Stop! In the Name of Flaws: Disentangling Personal Names and Sociodemographic Attributes in NLP
Vagrant Gautam, Arjun Subramonian, Anne Lauscher, Os Keyes
TL;DR
This paper addresses the methodological and ethical challenges of using personal names to infer sociodemographic attributes in NLP. It synthesizes interdisciplinary insights on naming, highlights validity concerns (e.g., ground-truth limitations, construct validity, selection bias), and delineates ethical risks (harms, unequal impacts, cultural insensitivity, and power dynamics). It then offers guiding questions and normative recommendations to steer future work toward studying names with care for individuals and communities, emphasizing context, feasibility, and potential harms.
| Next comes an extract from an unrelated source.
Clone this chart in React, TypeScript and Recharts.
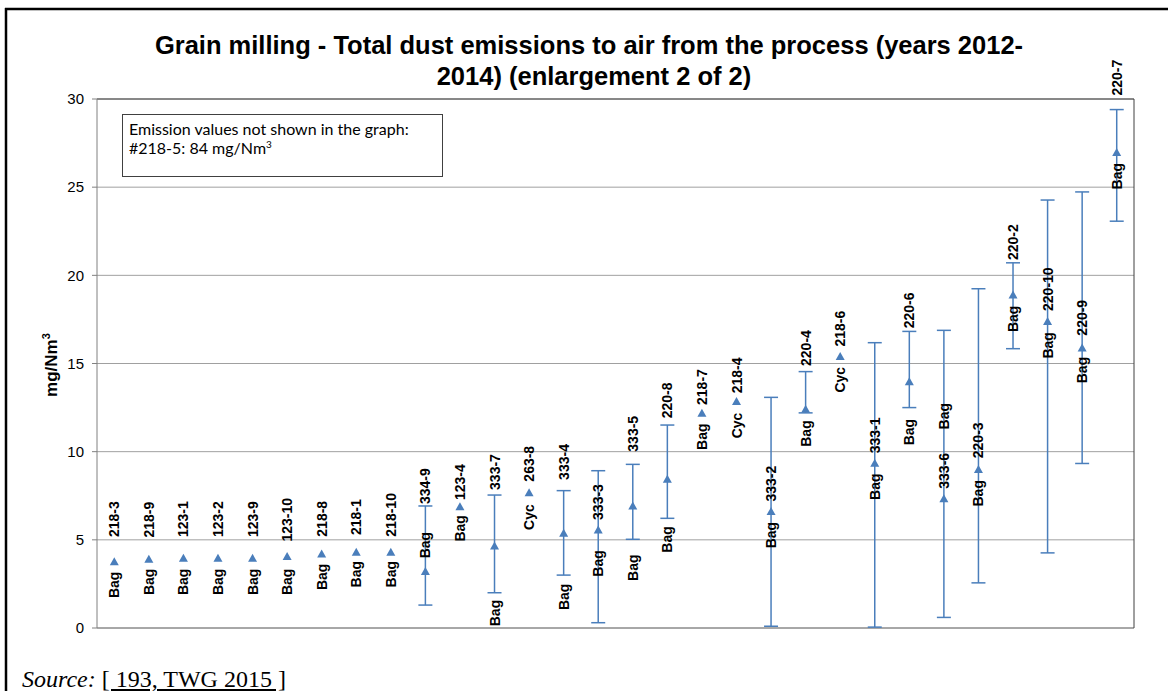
import React from 'react'
import {
  ComposedChart,
  Line,
  ErrorBar,
  XAxis,
  YAxis,
  CartesianGrid,
  ReferenceDot,
  ReferenceLine,
} from 'recharts'

// plant codes, in the order they appear on the chart
const plants = [
  '218-3', '218-9', '123-1', '123-2', '123-9', '123-10', '218-8', '218-1', '218-10', '334-9',
  '123-4', '333-7', '263-8', '333-4', '333-3', '333-5', '220-8', '218-7', '218-4', '333-2',
  '220-4', '218-6', '333-1', '220-6', '333-6', '220-3', '220-2', '220-10', '220-9', '220-7',
]

// abatement technique: Bag = bag filter, Cyc = cyclone
const techniques = [
  'Bag', 'Bag', 'Bag', 'Bag', 'Bag', 'Bag', 'Bag', 'Bag', 'Bag', 'Bag',
  'Bag', 'Bag', 'Cyc', 'Bag', 'Bag', 'Bag', 'Bag', 'Bag', 'Cyc', 'Bag',
  'Bag', 'Cyc', 'Bag', 'Bag', 'Bag', 'Bag', 'Bag', 'Bag', 'Bag', 'Bag',
]

// average emission, mg/Nm3
const averages = [
  3.76, 3.9, 3.95, 3.95, 3.95, 4.05, 4.2, 4.3, 4.3, 3.2,
  6.88, 4.65, 7.67, 5.37, 5.56, 6.92, 8.43, 12.18, 12.84, 6.6,
  12.4, 15.39, 9.34, 13.97, 7.33, 8.99, 18.88, 17.38, 15.88, 26.96,
]

// min / max of the reported range (null = no range reported)
const minima: (number | null)[] = [
  null, null, null, null, null, null, null, null, null, 1.3,
  null, 2.0, null, 3.0, 0.3, 5.03, 6.22, null, null, 0.1,
  12.2, null, 0.05, 12.5, 0.6, 2.56, 15.84, 4.26, 9.33, 23.07,
]
const maxima: (number | null)[] = [
  null, null, null, null, null, null, null, null, null, 6.92,
  null, 7.54, null, 7.79, 8.92, 9.28, 11.51, null, null, 13.08,
  14.54, null, 16.18, 16.82, 16.88, 19.24, 20.71, 24.27, 24.73, 29.4,
]

// where each rotated data label starts (mg/Nm3 value at the foot of the text)
const plantLabelAt = [
  5.16, 5.13, 5.16, 5.16, 5.16, 4.9, 5.18, 5.27, 5.18, 7.03,
  7.26, 7.83, 8.3, 8.4, 6.13, 10.0, 11.89, 12.65, 13.31, 7.17,
  14.86, 15.96, 9.91, 17.0, 7.9, 9.63, 20.87, 17.98, 16.58, 30.2,
]
const techniqueLabelAt = [
  1.7, 1.87, 1.87, 1.87, 1.87, 1.87, 2.15, 2.3, 2.3, 3.95,
  4.9, 0.1, 5.56, 1.02, 2.91, 2.67, 4.27, 10.1, 10.76, 4.52,
  10.28, 13.35, 7.26, 10.36, 11.26, 6.89, 16.78, 15.28, 13.88, 24.87,
]

const yTicks = [0, 5, 10, 15, 20, 25, 30]

const BLUE = '#4a7ebb'
const SANS = '"Liberation Sans", Arial, sans-serif'

const data = plants.map((plant, i) => {
  const lo = minima[i]
  const hi = maxima[i]
  return {
    plant,
    avg: averages[i],
    range: lo == null || hi == null ? undefined : [averages[i] - lo, hi - averages[i]],
  }
})

const Triangle = (props: any) => {
  const { cx, cy, index } = props
  if (cx == null || cy == null) return <g key={`tri-${index}`} />
  return (
    <path
      key={`tri-${index}`}
      d={`M${cx},${cy - 4.5} L${cx + 4.5},${cy + 3.5} L${cx - 4.5},${cy + 3.5} Z`}
      fill={BLUE}
    />
  )
}

const verticalLabel = (text: string) => (props: any) => {
  const { cx, cy } = props
  return (
    <text
      x={cx}
      y={cy}
      transform={`rotate(-90 ${cx} ${cy})`}
      dy="0.36em"
      textAnchor="start"
      fontFamily={SANS}
      fontWeight="bold"
      fontSize={14}
      fill="#000"
    >
      {text}
    </text>
  )
}

export default function App() {
  return (
    <div style={{ position: 'fixed', left: 0, top: 0, width: 1168, height: 691, background: '#fff' }}>
      <div style={{ position: 'absolute', left: 0, top: 0 }}>
        <ComposedChart
          width={1168}
          height={691}
          data={data}
          margin={{ top: 99, right: 34, bottom: 63, left: 37 }}
        >
          <CartesianGrid vertical={false} stroke="#a0a0a0" />
          <XAxis dataKey="plant" scale="band" hide />
          <YAxis
            domain={[0, 30]}
            ticks={yTicks}
            interval={0}
            width={60}
            allowDataOverflow
            tickSize={5}
            tickMargin={8}
            tick={{ fontSize: 15, fill: '#000', fontFamily: SANS }}
            tickLine={{ stroke: '#808080' }}
            axisLine={{ stroke: '#808080' }}
          />
          <ReferenceLine y={0} stroke="#808080" />
          <ReferenceLine y={30} stroke="#404040" />
          <ReferenceLine x="220-7" position="end" stroke="#404040" />

          <Line
            dataKey="avg"
            stroke="none"
            strokeWidth={0}
            dot={Triangle}
            activeDot={false}
            legendType="none"
            isAnimationActive={false}
          >
            <ErrorBar dataKey="range" direction="y" width={7} stroke={BLUE} strokeWidth={1.5} />
          </Line>

          {plants.map((plant, i) => (
            <ReferenceDot
              key={`id-${plant}`}
              x={plant}
              y={plantLabelAt[i]}
              r={0}
              ifOverflow="visible"
              shape={verticalLabel(plant)}
            />
          ))}
          {plants.map((plant, i) => (
            <ReferenceDot
              key={`tech-${plant}`}
              x={plant}
              y={techniqueLabelAt[i]}
              r={0}
              ifOverflow="visible"
              shape={verticalLabel(techniques[i])}
            />
          ))}
        </ComposedChart>
      </div>

      <svg
        width={1168}
        height={691}
        style={{ position: 'absolute', left: 0, top: 0, pointerEvents: 'none' }}
      >
        {/* document frame */}
        <line x1={6} y1={8} x2={6} y2={691} stroke="#000" strokeWidth={2.5} />
        <line x1={5} y1={9} x2={1168} y2={9} stroke="#000" strokeWidth={2.5} />

        <text x={589} y={54} textAnchor="middle" fontFamily={SANS} fontWeight="bold" fontSize={25.5} fill="#000">
          Grain milling - Total dust emissions to air from the process (years 2012-
        </text>
        <text x={594} y={85} textAnchor="middle" fontFamily={SANS} fontWeight="bold" fontSize={25.5} fill="#000">
          2014) (enlargement 2 of 2)
        </text>

        <g transform="translate(57 365) rotate(-90)">
          <text x={0} y={0} textAnchor="middle" fontFamily={SANS} fontWeight="bold" fontSize={17} fill="#000">
            mg/Nm<tspan fontSize={11} dy={-7}>3</tspan>
          </text>
        </g>

        <rect x={122.5} y={114.5} width={320} height={62} fill="#fff" stroke="#404040" />
        <text x={129} y={135} fontFamily="Lato, sans-serif" fontSize={16} fill="#000">
          Emission values not shown in the graph:
        </text>
        <text x={129} y={154} fontFamily="Lato, sans-serif" fontSize={16} fill="#000">
          #218-5: 84 mg/Nm<tspan fontSize={10} dy={-6}>3</tspan>
        </text>

        <text x={22} y={687} fontFamily='"Liberation Serif", "Times New Roman", serif' fontSize={24} fill="#000">
          <tspan fontStyle="italic">Source:</tspan>
          <tspan> </tspan>
          <tspan textDecoration="underline">[ 193, TWG 2015 ]</tspan>
        </text>
      </svg>
    </div>
  )
}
The work argues for reframing analyses away from treating names as reliable proxies for identity, and for approaches that center autonomy, justice, and reflexivity in NLP research and deployment. Overall, it provides a critical, actionable framework to improve validity and social responsibility in name-related NLP studies and applications.
Abstract
Personal names simultaneously differentiate individuals and categorize them in ways that are important in a given society. While the natural language processing community has thus associated personal names with sociodemographic characteristics in a variety of tasks, researchers have engaged to varying degrees with the established methodological problems in doing so. To guide future work that uses names and sociodemographic characteristics, we provide an overview of relevant research: first, we present an interdisciplinary background on names and naming. We then survey the issues inherent to associating names with sociodemographic attributes, covering problems of validity (e.g., systematic error, construct validity), as well as ethical concerns (e.g., harms, differential impact, cultural insensitivity). Finally, we provide guiding questions along with normative recommendations to avoid validity and ethical pitfalls when dealing with names and sociodemographic characteristics in natural language processing.